The digital magazine of New York indie theater
Loading

Nixon's Nixon

nytheatre.com review by Martin Denton
October 2, 2006

It may be just happenstance that MCC Theater has decided to revive Russell Lees's insightful, prescient play Nixon's Nixon this particular fall; or maybe there's some subtle message that artistic directors Robert LuPone and Bernard Telsey are hoping we'll glean from this piece, which imagines what President Richard M. Nixon and Secretary of State Henry Kissinger might have talked about during their (historically factual) meeting on August 7, 1974, the night before Nixon announced his resignation. Let's listen to what Lees has them say as they make a last-ditch attempt to maneuver Nixon out of his political mess:

KISSINGER: It's hopeless. You'd need an international crisis.
NIXON: That's what I was thinking...
....
KISSINGER: Not much margin for error. We need something...it would be good if it didn't directly involve the U.S., that way, if it gets out of control, you know, who cares?
....
KISSINGER: We time the incidents according to the press.
....
NIXON: Let 'em know they've crossed me. Let 'em know they've pushed me too far. Cities crumble. Nations catch fire.
KISSINGER: They'll never recover.
NIXON: Let 'em impeach me, let the hippies and the Harvard judges and the pinko congressmen and the fag reporters impeach me with the world on fire.

In 1996, when Lees wrote this, I'll bet people thought, could American political leaders ever be so megalomaniacally cynical to trade human lives to stay in power? I think I would have called this the stuff of fantasy back then; Nixon did, after all, resign. Today, though...

Nixon's Nixon fictionalizes history with the luxury of perspective, and now, some 30 years after the events depicted in the play, its authenticity (which is not the same as factual accuracy) and, more important, its usefulness, feel well nigh indisputable. Lees bends whatever happened when these two men, arguably the most powerful in the world, had their last secret meeting; he shapes it with grand dramatic skill, providing each of his characters with potent subtexts that propel the encounter. Nixon knows he must resign but wants to be talked out of it. Kissinger does not want to lose his position as Secretary of State. Both men's egos are far out of control. One seems to be on the verge of hysteria and paranoia, the other is steely and sane.
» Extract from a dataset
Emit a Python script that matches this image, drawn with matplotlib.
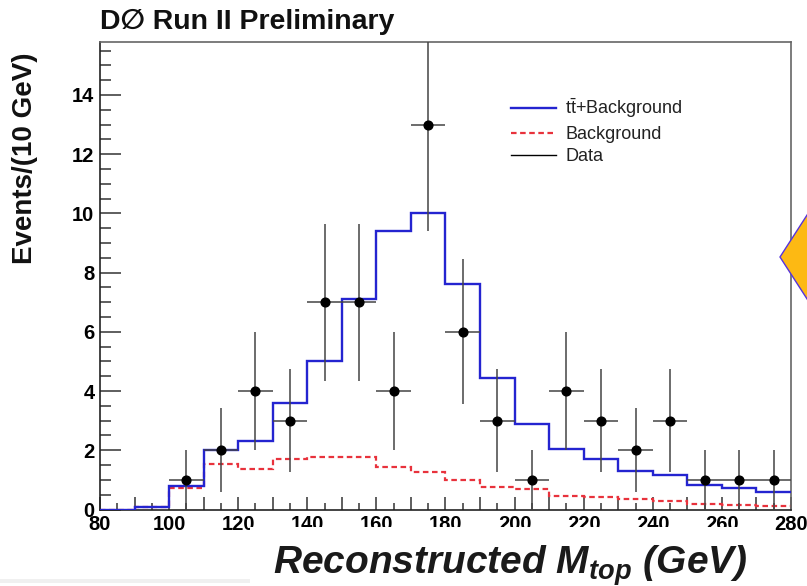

Which brand of monomaniac is the more dangerous?

Lees's script is often quite funny, but it's also an empathetic account of an honest-to-God tragedy, with Nixon its grand heroic figure, approaching greatness but for a gnawing, fatal flaw. He plays with the caricature "I am not a crook" Nixon that we remember, but he imbues his protagonist with depth and complexity. The moment where Nixon enumerates those who died under his watch, for example, is enormously moving. Kissinger's more calculating, results-driven style—a more modern approach to the game of politics that has become a norm, I fear—is impossible to admire and tougher to respect here.
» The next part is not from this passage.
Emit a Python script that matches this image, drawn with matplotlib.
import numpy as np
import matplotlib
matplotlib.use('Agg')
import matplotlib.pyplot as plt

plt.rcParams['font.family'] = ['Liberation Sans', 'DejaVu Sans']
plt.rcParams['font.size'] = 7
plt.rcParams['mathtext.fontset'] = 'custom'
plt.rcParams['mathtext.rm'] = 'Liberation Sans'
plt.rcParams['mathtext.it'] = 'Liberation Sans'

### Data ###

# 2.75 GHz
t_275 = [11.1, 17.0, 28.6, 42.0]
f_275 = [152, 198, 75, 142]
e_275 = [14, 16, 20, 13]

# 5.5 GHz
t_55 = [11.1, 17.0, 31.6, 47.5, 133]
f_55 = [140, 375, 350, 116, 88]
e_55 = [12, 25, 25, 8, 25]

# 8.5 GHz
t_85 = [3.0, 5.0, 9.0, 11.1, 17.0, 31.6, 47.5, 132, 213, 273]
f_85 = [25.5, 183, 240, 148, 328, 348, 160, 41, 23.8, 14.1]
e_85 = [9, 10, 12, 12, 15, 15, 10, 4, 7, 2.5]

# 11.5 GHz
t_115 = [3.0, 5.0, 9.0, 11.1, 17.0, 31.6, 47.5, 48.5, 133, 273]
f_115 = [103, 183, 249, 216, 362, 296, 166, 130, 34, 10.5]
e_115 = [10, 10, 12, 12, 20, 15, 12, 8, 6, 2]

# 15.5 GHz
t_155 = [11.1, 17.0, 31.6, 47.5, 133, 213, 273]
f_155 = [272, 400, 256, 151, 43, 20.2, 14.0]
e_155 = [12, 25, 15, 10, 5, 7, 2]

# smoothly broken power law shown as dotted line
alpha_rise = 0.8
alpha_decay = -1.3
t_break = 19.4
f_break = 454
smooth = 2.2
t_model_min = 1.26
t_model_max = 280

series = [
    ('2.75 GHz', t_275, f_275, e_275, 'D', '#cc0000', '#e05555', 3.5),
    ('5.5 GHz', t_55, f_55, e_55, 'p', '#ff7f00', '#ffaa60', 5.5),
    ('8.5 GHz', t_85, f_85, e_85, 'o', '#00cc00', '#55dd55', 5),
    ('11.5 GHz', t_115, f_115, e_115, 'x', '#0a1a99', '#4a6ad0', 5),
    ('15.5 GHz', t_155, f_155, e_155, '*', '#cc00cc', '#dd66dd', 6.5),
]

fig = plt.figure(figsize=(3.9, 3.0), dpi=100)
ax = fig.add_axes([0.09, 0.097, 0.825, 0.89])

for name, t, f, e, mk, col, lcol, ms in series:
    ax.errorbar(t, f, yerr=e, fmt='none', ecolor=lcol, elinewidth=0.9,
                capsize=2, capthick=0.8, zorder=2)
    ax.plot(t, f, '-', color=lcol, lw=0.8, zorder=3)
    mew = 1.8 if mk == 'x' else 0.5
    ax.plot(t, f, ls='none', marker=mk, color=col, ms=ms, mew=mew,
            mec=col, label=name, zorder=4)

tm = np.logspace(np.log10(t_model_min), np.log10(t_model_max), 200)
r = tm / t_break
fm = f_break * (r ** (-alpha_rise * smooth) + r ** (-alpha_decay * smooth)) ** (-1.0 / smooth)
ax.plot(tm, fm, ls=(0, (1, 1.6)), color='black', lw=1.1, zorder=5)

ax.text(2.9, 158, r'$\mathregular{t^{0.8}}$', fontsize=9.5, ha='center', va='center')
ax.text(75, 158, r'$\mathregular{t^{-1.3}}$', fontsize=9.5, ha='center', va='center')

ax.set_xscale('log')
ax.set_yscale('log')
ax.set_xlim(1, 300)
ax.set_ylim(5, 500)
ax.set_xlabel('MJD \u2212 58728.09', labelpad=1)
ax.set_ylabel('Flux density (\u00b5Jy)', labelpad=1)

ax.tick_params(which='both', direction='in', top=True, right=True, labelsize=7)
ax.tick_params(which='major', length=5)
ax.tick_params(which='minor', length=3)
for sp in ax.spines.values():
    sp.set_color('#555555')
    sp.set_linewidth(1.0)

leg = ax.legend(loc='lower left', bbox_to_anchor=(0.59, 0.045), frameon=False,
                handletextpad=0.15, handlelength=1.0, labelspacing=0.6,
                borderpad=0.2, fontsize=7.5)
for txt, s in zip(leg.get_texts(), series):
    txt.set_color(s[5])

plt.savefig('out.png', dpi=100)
Jim Simpson's staging of the piece (he was also the original director in 1996) is assured, supplying tension and suspense where ultimately none should be (as we know the outcome even before the play begins). Gerry Bamman and Steve Mellor are also re-creating their work from ten years ago, and they're spectacular. Mellor captures the cadences of Kissinger's accented but weirdly uninflected speech perfectly, and he projects the aloofness, superiority, and opportunism of this man along with the magnetism and brilliance. Bamman, meanwhile, feels downright irreplaceable as Nixon. He conveys the public Nixon that we remember from TV clips mostly in his posture and his stiff, loping stride; he doesn't worry about the voice pattern as much, concentrating instead on finding all of the layers that Lees has built into this characterization. His performance manages to be bitingly satirical and heroically tragic at the same time.

Invaluable as political drama, Nixon's Nixon is also top-notch theatre for the thinking person, brimming with ideas both historically compelling and eerily resonant. I missed MCC's production of this piece the first time around, so I'm grateful that they've brought it back on the boards, whatever the reason for its return.